The DV Rebel often repurposes tools from other disciplines. Penultimate is a great example of filmmaking software that isn’t just for filmmaking. I’m so fired up about my new storyboarding workflow that I’m sharing my Prolost storyboarding templates.

There are templates for HD aspect ratio and ‘scope, portrait and landscape. The landscape ones come in variations featuring a rule-of-thirds grid and a “blackout” look. Tap these links on your iPad and they’ll open in Penultimate.

Prolost Scope

Prolost Scope Grid

Prolost Scope Blackout

Prolost Scope Verbose

Prolost Scope Triple

Prolost HD

Prolost HD Grid

Prolost HD Blackout

Prolost HD Verbose

Prolost HD Double

Some tips:

  • You can change papers anytime as you’re working. So, for example, you could switch the thirds grid on and off as needed.
  • Most of the HD templates have a corresponding layout in the ‘scope aspect, so you can see how your shots will look framed for either format by switching papers.
  • You can choose whether the paper pattern is exported with the drawings or not.
  • You can choose which pages get exported when saving/sharing a PDF.
  • Landscape mode is not as slick as it should be when re-ordering pages or exporting. On the Mac, you can use Preview to rotate your pages to the correct orientation and re-save the PDF.
  • To make your own template, make a black-on-white PNG file at 718 by 865 pixels, and save it to your iPad’s Photo Library. You can then import it in the Papers popover menu.

Aside from better landscape support, what’s missing from Penultimate? Not much. The app allows single frames to be saved and shared as JPEGs, but only allows multi-page export as PDF. For my workflow, I’d occasionally like to export a series of JPEGs.
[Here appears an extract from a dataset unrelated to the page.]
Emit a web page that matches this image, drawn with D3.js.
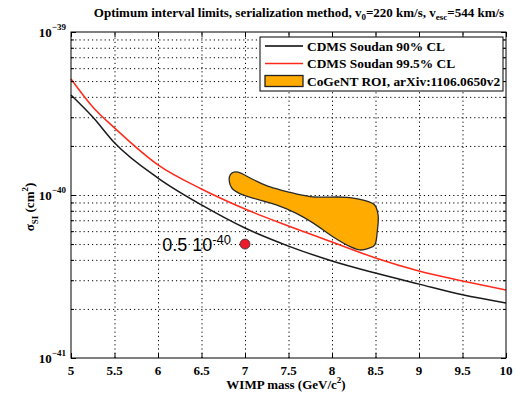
<!DOCTYPE html>
<html><head><meta charset="utf-8">
<script src="https://cdn.jsdelivr.net/npm/d3@7"></script>
<style>
body{margin:0;background:#fff;}
svg{display:block;}
text{font-family:"Liberation Serif","Times New Roman",serif;font-weight:bold;fill:#000;}
</style></head><body>
<svg id="c" width="516" height="397"></svg>
<script>
// ---- data ----
const massTicks = [5,5.5,6,6.5,7,7.5,8,8.5,9,9.5,10];
const decadeTicks = [1e-41,1e-40,1e-39];
const decadeExps = ["-41","-40","-39"];
const minorTicks = [2e-41,3e-41,4e-41,5e-41,6e-41,7e-41,8e-41,9e-41,2e-40,3e-40,4e-40,5e-40,6e-40,7e-40,8e-40,9e-40];

const curveMass = [5,5.25,5.5,6,6.5,7,7.5,8,8.5,9,9.5,10];
const cdms90 =  [4.11e-40,3.01e-40,2.09e-40,1.27e-40,8.69e-41,6.27e-41,4.86e-41,3.94e-41,3.32e-41,2.84e-41,2.44e-41,2.175e-41];
const cdms995 = [5.15e-40,3.47e-40,2.58e-40,1.53e-40,1.088e-40,8.2e-41,6.45e-41,5.15e-41,4.11e-41,3.42e-41,2.97e-41,2.61e-41];

const roiMass  = [6.83,6.87,6.92,7.10,7.29,7.48,7.75,8.17,8.36,8.49,8.53,8.52,8.49,8.42,8.32,8.21,8.01,7.79,7.59,7.36,7.10,6.94,6.85,6.82];
const roiSigma = [1.33e-40,1.38e-40,1.38e-40,1.24e-40,1.12e-40,1.05e-40,9.77e-41,9.68e-41,9.31e-41,8.69e-41,7.54e-41,5.95e-41,4.93e-41,4.71e-41,4.60e-41,4.82e-41,5.55e-41,6.70e-41,7.72e-41,8.69e-41,9.54e-41,1.02e-40,1.10e-40,1.21e-40];

const pointMass = [7];
const pointSigma = [5e-41];
const pointLabel = ["0.5 10", "-40"];

const legendLabels = ["CDMS Soudan 90% CL","CDMS Soudan 99.5% CL","CoGeNT ROI, arXiv:1106.0650v2"];

// ---- layout ----
const L=71,R=506,T=32,B=358;
const svg=d3.select("#c");
const x=d3.scaleLinear().domain([5,10]).range([L,R]);
const y=d3.scaleLog().domain([1e-41,1e-39]).range([B,T]);

// gridlines
const grid=svg.append("g").attr("class","grid");
grid.append("g").attr("transform",`translate(0,${B})`)
  .call(d3.axisBottom(x).tickValues(massTicks.slice(1,-1)).tickSize(-(B-T)).tickFormat(""));
grid.append("g").attr("transform",`translate(${L},0)`)
  .call(d3.axisLeft(y).tickValues(minorTicks.concat([1e-40])).tickSize(-(R-L)).tickFormat(""));
grid.selectAll(".domain").remove();
grid.selectAll("line").attr("stroke","#000").attr("stroke-width",1).attr("stroke-dasharray","1.2,3");

// curves
const line=d3.line().x(d=>x(d[0])).y(d=>y(d[1])).curve(d3.curveMonotoneX);
svg.append("path").datum(curveMass.map((m,i)=>[m,cdms90[i]]))
  .attr("d",line).attr("fill","none").attr("stroke","#1a1a1a").attr("stroke-width",1.5);
svg.append("path").datum(curveMass.map((m,i)=>[m,cdms995[i]]))
  .attr("d",line).attr("fill","none").attr("stroke","#ff2a1a").attr("stroke-width",1.5);

// ROI
const roi=d3.line().x(d=>x(d[0])).y(d=>y(d[1])).curve(d3.curveCatmullRomClosed.alpha(0.5));
svg.append("path").datum(roiMass.map((m,i)=>[m,roiSigma[i]]))
  .attr("d",roi).attr("fill","#ffab00").attr("stroke","#2a2a2a").attr("stroke-width",1.3);

// point
svg.selectAll("circle.pt").data(pointMass).join("circle").attr("class","pt")
  .attr("cx",(d)=>x(d)).attr("cy",(d,i)=>y(pointSigma[i])).attr("r",5)
  .attr("fill","#ee1c2a").attr("stroke","#333").attr("stroke-width",0.8);
const pl=svg.append("text").attr("x",x(pointMass[0])-14).attr("y",y(pointSigma[0])+7)
  .attr("text-anchor","end").style("font-family","'Liberation Sans',Arial,sans-serif").style("font-weight","normal")
  .attr("font-size",18);
pl.append("tspan").text(pointLabel[0]);
pl.append("tspan").attr("dy",-7).attr("font-size",13).text(pointLabel[1]);

// axes box & ticks
const ax=svg.append("g");
function styleAx(g){g.selectAll(".domain").remove();g.selectAll("line").attr("stroke","#000");g.selectAll("text").remove();}
ax.append("g").attr("transform",`translate(0,${B})`).call(d3.axisBottom(x).tickValues(massTicks).tickSizeInner(-5).tickSizeOuter(0)).call(styleAx);
ax.append("g").attr("transform",`translate(0,${T})`).call(d3.axisTop(x).tickValues(massTicks).tickSizeInner(-5).tickSizeOuter(0)).call(styleAx);
ax.append("g").attr("transform",`translate(${L},0)`).call(d3.axisLeft(y).tickValues(decadeTicks).tickSizeInner(-5).tickSizeOuter(0)).call(styleAx);
ax.append("g").attr("transform",`translate(${L},0)`).call(d3.axisLeft(y).tickValues(minorTicks).tickSizeInner(-3).tickSizeOuter(0)).call(styleAx);
ax.append("g").attr("transform",`translate(${R},0)`).call(d3.axisRight(y).tickValues(decadeTicks).tickSizeInner(-5).tickSizeOuter(0)).call(styleAx);
ax.append("g").attr("transform",`translate(${R},0)`).call(d3.axisRight(y).tickValues(minorTicks).tickSizeInner(-3).tickSizeOuter(0)).call(styleAx);

// legend
const lg=svg.append("g");
lg.append("rect").attr("x",260).attr("y",37).attr("width",243).attr("height",54).attr("fill","#fff").attr("stroke","#000").attr("stroke-width",1);
const ly=[46,63.5,81];
lg.append("line").attr("x1",265).attr("x2",303).attr("y1",ly[0]).attr("y2",ly[0]).attr("stroke","#000").attr("stroke-width",1.6);
lg.append("line").attr("x1",265).attr("x2",303).attr("y1",ly[1]).attr("y2",ly[1]).attr("stroke","#ff2a1a").attr("stroke-width",1.6);
lg.append("rect").attr("x",265).attr("y",75.5).attr("width",38).attr("height",11).attr("fill","#ffab00").attr("stroke","#222").attr("stroke-width",1.3);
legendLabels.forEach((t,i)=>lg.append("text").attr("x",307).attr("y",ly[i]+4.5).attr("font-size",13.4).text(t));

svg.append("rect").attr("x",L).attr("y",T).attr("width",R-L).attr("height",B-T).attr("fill","none").attr("stroke","#000").attr("stroke-width",1);

// tick labels
massTicks.forEach(m=>svg.append("text").attr("x",x(m)).attr("y",375).attr("text-anchor","middle").attr("font-size",13).text(m));
decadeTicks.forEach((v,i)=>{
  const t=svg.append("text").attr("x",66).attr("y",y(v)+5).attr("text-anchor","end").attr("font-size",13);
  t.append("tspan").text("10");
  t.append("tspan").attr("dy",-7).attr("font-size",9).text("\u2212"+decadeExps[i].slice(1));
});

// title
const tt=svg.append("text").attr("x",299).attr("y",17).attr("text-anchor","middle").attr("font-size",13);
tt.append("tspan").text("Optimum interval limits, serialization method, v");
tt.append("tspan").attr("dy",3).attr("font-size",9).text("0");
tt.append("tspan").attr("dy",-3).text("=220 km/s, v");
tt.append("tspan").attr("dy",3).attr("font-size",9).text("esc");
tt.append("tspan").attr("dy",-3).text("=544 km/s");

// x label
const xl=svg.append("text").attr("x",286).attr("y",389).attr("text-anchor","middle").attr("font-size",13);
xl.append("tspan").text("WIMP mass (GeV/c");
xl.append("tspan").attr("dy",-6).attr("font-size",9).text("2");
xl.append("tspan").attr("dy",6).text(")");

// y label
const yl=svg.append("text").attr("transform","translate(34,207) rotate(-90)").attr("text-anchor","middle").attr("font-size",13);
yl.append("tspan").text("\u03c3");
yl.append("tspan").attr("dy",4).attr("font-size",9).text("SI");
yl.append("tspan").attr("dy",-4).text(" (cm");
yl.append("tspan").attr("dy",-6).attr("font-size",9).text("2");
yl.append("tspan").attr("dy",6).text(")");
</script></body></html>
I’d also like just one more pen color: a barely-there gray for roughing-in a drawing before refining it in black or dark gray.

The Boxwave Capacitive Stylus and the Wacom Bamboo Stylus for iPad

If you’re going to be drawing on your iPad, you’re going to want a stylus. I’ve owned three, the PogoSketch, the BoxWave, and Wacom’s Bamboo Stylus for iPad.

The Pogo Sketch is affordable enough to buy just to decide if you like using a stylus with your iPad. It’s also available at most Apple retail stores, although you’ll have to ask for it — it’s not on display.

The BoxWave is almost as affordable as the Pogo, but I found it to be much better. It’s small, as these things seem pathologically intent on being, and light. But the rubber tip gives a great drawing feel on the iPad screen, and it features a clever tether with a plastic plug at the end that fits in your tablet’s headphone jack, which improves your chances of actually having the dang thing with you when inspiration strikes.

Wacom makes the wonderful and not inexpensive tablets and Cintiq pen displays, so leave it to them to come out with a premium capacitive stylus. Their Bamboo Stylus for iPad is the most expensive one I considered. It’s got a nice heft, it’s long enough for grown-ups, and it has the finest tip I’ve seen on an iPad stylus — which may or may not mean anything tangible, but it just seems to feel better in use.

Expensive things are expensive. But to me, a $10 stylus that I never use is more expensive than a $30 that I love and use often. The Bamboo is by far my favorite and worth every penny it cost, and every day I waited for it to arrive.

What do you do with all these drawings once they’re done? You might consider dropping them into Storyboard Composer (UPDATE: Now available for iPad as Storyboard Composer HD) or build an interactive presentation of them in Keynote or the excellent Portfolio (all of which would be much easier with multi-page JPEG output). You might bring them into After Effects or your favorite NLE to cut them into an animatic. Our you might just work with them as a PDF or a printout. Whatever you do, I think you’ll find that drawing storyboards on your iPad is finally ready to replace paper and pencil.